A trama não responde perguntas. Pelo contrário: amplia as incertezas. O rapaz matou a mãe? Ela se matou? Ou tudo é fruto de uma imaginação corrompida pelo sofrimento? Não se sabe o que é lembrança e o que é alucinação. “Quantas vezes uma pessoa pode trocar de alma?”. Essas e outras perguntas assombram Solano.Verdade e literatura se confundem. E é nesse lugar, entre o visível e o invisível, que a história se instala com potência e coragem.
Povoado por imagens belas e perturbadoras, como a maneira em que a mãe de Solano morreu, marcado por frases lapidadas com precisão, por dores ancestrais e verdades incômodas, A vida é traição, com apenas 80 páginas, é uma daquelas ficções que não se lê impunemente: ela se infiltra, fere e transforma a alma do leitor.
Prosa que nasce para domesticar os demônios
Ler Raimundo Carrero é entrar em contato com uma ficção que nasce do íntimo da experiência humana.
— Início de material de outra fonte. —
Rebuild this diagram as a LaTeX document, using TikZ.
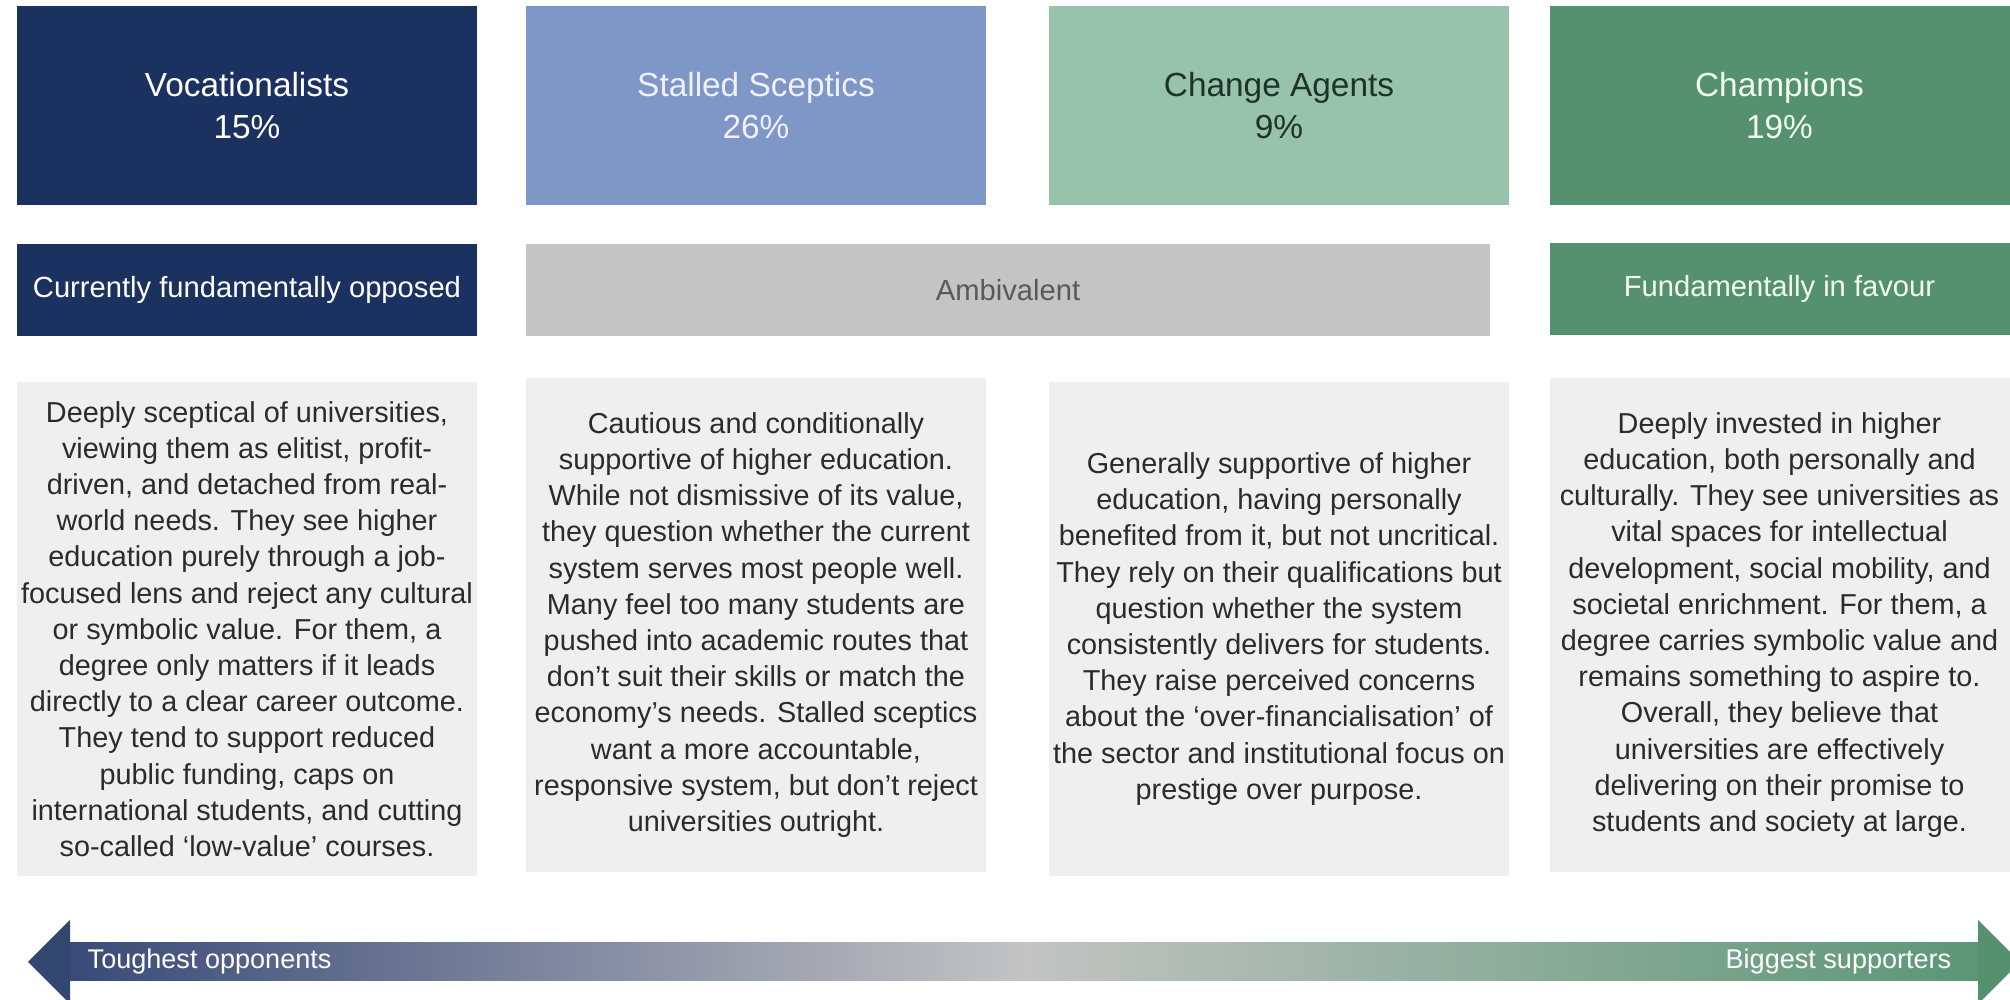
\documentclass[tikz,border=0pt]{standalone}
\usepackage{fontspec}
\setmainfont{Liberation Sans}
\usepackage{tikz}

\definecolor{vocnavy}{HTML}{1B3160}
\definecolor{sceptblue}{HTML}{7F97C6}
\definecolor{agentgreen}{HTML}{97C2AB}
\definecolor{champgreen}{HTML}{55906F}
\definecolor{ambgrey}{HTML}{C4C4C4}
\definecolor{descgrey}{HTML}{EFEFEF}
\definecolor{desctext}{HTML}{2B2B2B}
\definecolor{agenttext}{HTML}{1D3329}
\definecolor{shaftleft}{HTML}{3A4A78}
\definecolor{shaftmid}{HTML}{C3C3C3}
\definecolor{shaftright}{HTML}{5B9676}

\begin{document}
\begin{tikzpicture}[
  topbox/.style={minimum width=4.6cm, minimum height=1.99cm, inner sep=0pt, align=center,
    text=white, font=\fontsize{9.5}{11.9}\selectfont},
  tagbox/.style={minimum height=0.92cm, inner sep=0pt, align=center,
    text=white, font=\fontsize{8.3}{10}\selectfont},
  descbox/.style={fill=descgrey, minimum width=4.6cm, minimum height=4.94cm, inner sep=0pt,
    align=center, text=desctext, font=\fontsize{8.2}{10.3}\selectfont},
  arrowlabel/.style={text=white, inner sep=0pt, font=\fontsize{7.7}{9}\selectfont}]
\useasboundingbox (0,0) rectangle (20.1,10);

% segment boxes
\node[topbox, fill=vocnavy] (voc) at (2.47,8.945) {Vocationalists\\15\%};
\node[topbox, fill=sceptblue, text=white!94!blue] (scept) at (7.56,8.945) {Stalled Sceptics\\26\%};
\node[topbox, fill=agentgreen, text=agenttext] (agent) at (12.79,8.945) {Change Agents\\9\%};
\node[topbox, fill=champgreen, text=white!94!green] (champ) at (17.795,8.945) {Champions\\19\%};

% attitude bands
\node[tagbox, fill=vocnavy, minimum width=4.6cm] (opposed) at (2.47,7.10) {Currently fundamentally opposed};
\node[tagbox, fill=ambgrey, minimum width=9.64cm, text=black!65] (ambiv) at (10.08,7.10) {Ambivalent};
\node[tagbox, fill=champgreen, minimum width=4.6cm, text=white!94!green] (favour) at (17.795,7.11) {Fundamentally in favour};

% descriptions
\node[descbox] (vocdesc) at (2.47,3.71) {Deeply sceptical of universities,\\
viewing them as elitist, profit-\\
driven, and detached from real-\\
world needs. They see higher\\
education purely through a job-\\
focused lens and reject any cultural\\
or symbolic value. For them, a\\
degree only matters if it leads\\
directly to a clear career outcome.\\
They tend to support reduced\\
public funding, caps on\\
international students, and cutting\\
so-called `low-value' courses.};
\node[descbox] (sceptdesc) at (7.56,3.75) {Cautious and conditionally\\
supportive of higher education.\\
While not dismissive of its value,\\
they question whether the current\\
system serves most people well.\\
Many feel too many students are\\
pushed into academic routes that\\
don't suit their skills or match the\\
economy's needs. Stalled sceptics\\
want a more accountable,\\
responsive system, but don't reject\\
universities outright.};
\node[descbox] (agentdesc) at (12.79,3.71) {Generally supportive of higher\\
education, having personally\\
benefited from it, but not uncritical.\\
They rely on their qualifications but\\
question whether the system\\
consistently delivers for students.\\
They raise perceived concerns\\
about the `over-financialisation' of\\
the sector and institutional focus on\\
prestige over purpose.};
\node[descbox] (champdesc) at (17.795,3.75) {Deeply invested in higher\\
education, both personally and\\
culturally. They see universities as\\
vital spaces for intellectual\\
development, social mobility, and\\
societal enrichment. For them, a\\
degree carries symbolic value and\\
remains something to aspire to.\\
Overall, they believe that\\
universities are effectively\\
delivering on their promise to\\
students and society at large.};

% opponents -- supporters scale
\shade[left color=shaftleft, right color=shaftright, middle color=shaftmid] (0.70,0.19) rectangle (19.78,0.57);
\fill[vocnavy!90!white] (0.28,0.38) -- (0.70,0.80) -- (0.70,-0.04) -- cycle;
\fill[champgreen] (20.2,0.38) -- (19.78,0.80) -- (19.78,-0.04) -- cycle;
\node[arrowlabel, anchor=west] (tough) at (0.87,0.38) {Toughest opponents};
\node[arrowlabel, anchor=east] (biggest) at (19.52,0.38) {Biggest supporters};
\end{tikzpicture}
\end{document}
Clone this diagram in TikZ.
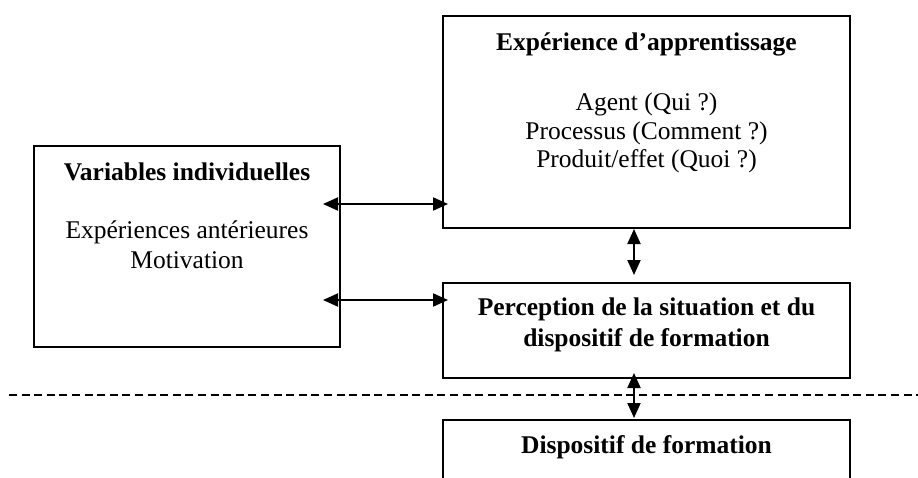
\documentclass[tikz,border=0pt]{standalone}
\usepackage{fontspec}
\setmainfont{Liberation Serif}
\usetikzlibrary{arrows.meta}
\begin{document}
\begin{tikzpicture}[x=1pt,y=-1pt,
  box/.style={draw,line width=2pt,outer sep=0pt,inner sep=0pt,anchor=north west},
  ghost/.style={outer sep=0pt,inner sep=0pt,anchor=north west},
  ttl/.style={font=\fontsize{25.5}{30}\selectfont\bfseries,anchor=base,inner sep=0pt},
  txt/.style={font=\fontsize{25.5}{30}\selectfont,anchor=base,inner sep=0pt},
  arr/.style={{Triangle[length=15pt,width=13pt]}-{Triangle[length=15pt,width=13pt]},line width=2pt},
  sep/.style={line width=1.8pt,dash pattern=on 8pt off 4.6pt}]
\useasboundingbox (0,0) rectangle (918,477);
\clip (0,0) rectangle (918,477);
% boxes
\node[box,minimum width=306pt,minimum height=201pt] (vars) at (34,146) {};
\node[box,minimum width=407pt,minimum height=212pt] (exp) at (443,16) {};
\node[box,minimum width=407pt,minimum height=95pt] (perc) at (443,283) {};
\node[ghost,minimum width=407pt,minimum height=80pt] (disp) at (443,420) {};
\draw[line width=2pt] (disp.south west) -- (disp.north west) -- (disp.north east) -- (disp.south east);
% texts
\node[ttl] (varsT) at (187,180) {Variables individuelles};
\node[txt] (varsA) at (187,238) {Expériences antérieures};
\node[txt] (varsB) at (187,268) {Motivation};
\node[ttl] (expT) at (646.5,50) {Expérience d’apprentissage};
\node[txt] (expA) at (646.5,110) {Agent (Qui ?)};
\node[txt] (expB) at (646.5,139) {Processus (Comment ?)};
\node[txt] (expC) at (646.5,167) {Produit/effet (Quoi ?)};
\node[ttl] (percA) at (646.5,315) {Perception de la situation et du};
\node[ttl] (percB) at (646.5,346) {dispositif de formation};
\node[ttl] (dispT) at (646.5,453) {Dispositif de formation};
% connectors
\coordinate (ya) at (0,204);
\coordinate (yb) at (0,300);
\draw[arr,shorten <=-17pt,shorten >=-5pt] (vars.east |- ya) -- (exp.west |- ya);
\draw[arr,shorten <=-17pt,shorten >=-5pt] (vars.east |- yb) -- (perc.west |- yb);
\draw[arr,shorten <=1pt,shorten >=8pt] ([xshift=-12.5pt]exp.south) -- ([xshift=-12.5pt]perc.north);
\draw[arr,shorten <=-5pt,shorten >=2pt] ([xshift=-12.5pt]perc.south) -- ([xshift=-12.5pt]disp.north);
% separator
\coordinate (dl) at (9,395);
\coordinate (dr) at (918,395);
\draw[sep] (dl) -- (dr);
\end{tikzpicture}
\end{document}
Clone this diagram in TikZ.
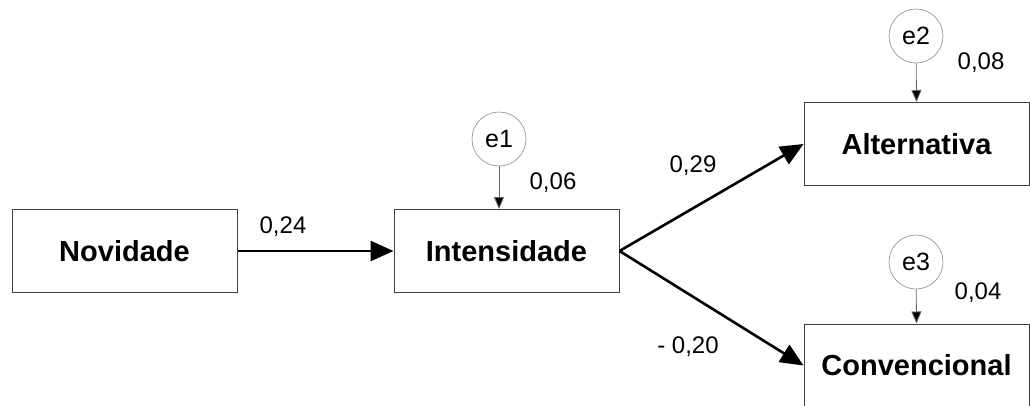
\documentclass[tikz,border=0pt]{standalone}
\usepackage{fontspec}
\setmainfont{Liberation Sans}
\usetikzlibrary{arrows.meta}
\begin{document}
\begin{tikzpicture}[x=1pt,y=-1pt,
  var/.style={draw=black!75,line width=1pt,minimum width=225pt,minimum height=83pt,inner sep=0pt,
    font=\fontsize{29}{34}\selectfont\bfseries},
  err/.style={draw=black!45,line width=0.6pt,circle,minimum size=54pt,inner sep=0pt,
    font=\fontsize{25}{30}\selectfont},
  lbl/.style={font=\fontsize{24}{28}\selectfont,inner sep=0pt},
  path/.style={line width=2.6pt,-{Triangle[length=23pt,width=20pt]}},
  earr/.style={draw=black!60,line width=0.8pt,-{Triangle[length=12pt,width=10pt,fill=black]}}]
\clip (0,0) rectangle (1030,405);
\node[var] (nov) at (124.5,251) {Novidade};
\node[var] (int) at (506.5,251) {Intensidade};
\node[var] (alt) at (916.5,144) {Alternativa};
\node[var] (con) at (916.5,365.5) {Convencional};
\node[err] (e1) at (499,139) {e1};
\node[err] (e2) at (916,36) {e2};
\node[err] (e3) at (916,262) {e3};
\coordinate (t1) at (499,209);
\draw[earr] (e1) -- (t1);
\draw[earr] (e2) -- (alt.north);
\draw[earr] (e3) -- (con.north);
\draw[path] (nov.east) -- (int.west);
\draw[path] (int.east) -- (alt.west);
\draw[path] (int.east) -- (con.west);
\node[lbl] (l24) at (283,227) {0,24};
\node[lbl] (l06) at (553,183) {0,06};
\node[lbl] (l29) at (693,166) {0,29};
\node[lbl] (l20) at (688,347) {- 0,20};
\node[lbl] (l08) at (981,63) {0,08};
\node[lbl] (l04) at (978,293) {0,04};
\end{tikzpicture}
\end{document}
Em A vida é traição, o autor entrega talvez uma de suas obras mais sombrias e ao mesmo tempo mais reveladoras. Solano, com sua alma atormentada, é um espelho do mundo caótico em que vivemos. Um personagem que caminha à beira do abismo, carregando em si a violência da memória, o desamparo da orfandade e a busca desesperada por algum vestígio de luz.
Raimundo Carrero confirma sua posição como um dos grandes nomes da prosa brasileira contemporânea. Esse texto, para ser lido de um só fôlego, é um testemunho de que a ficção ainda pode ir além da superfície e desvendar a aflição humana. A vida é traição é um livro duro, inquietante, belo e devastador. Um livro arrebatador.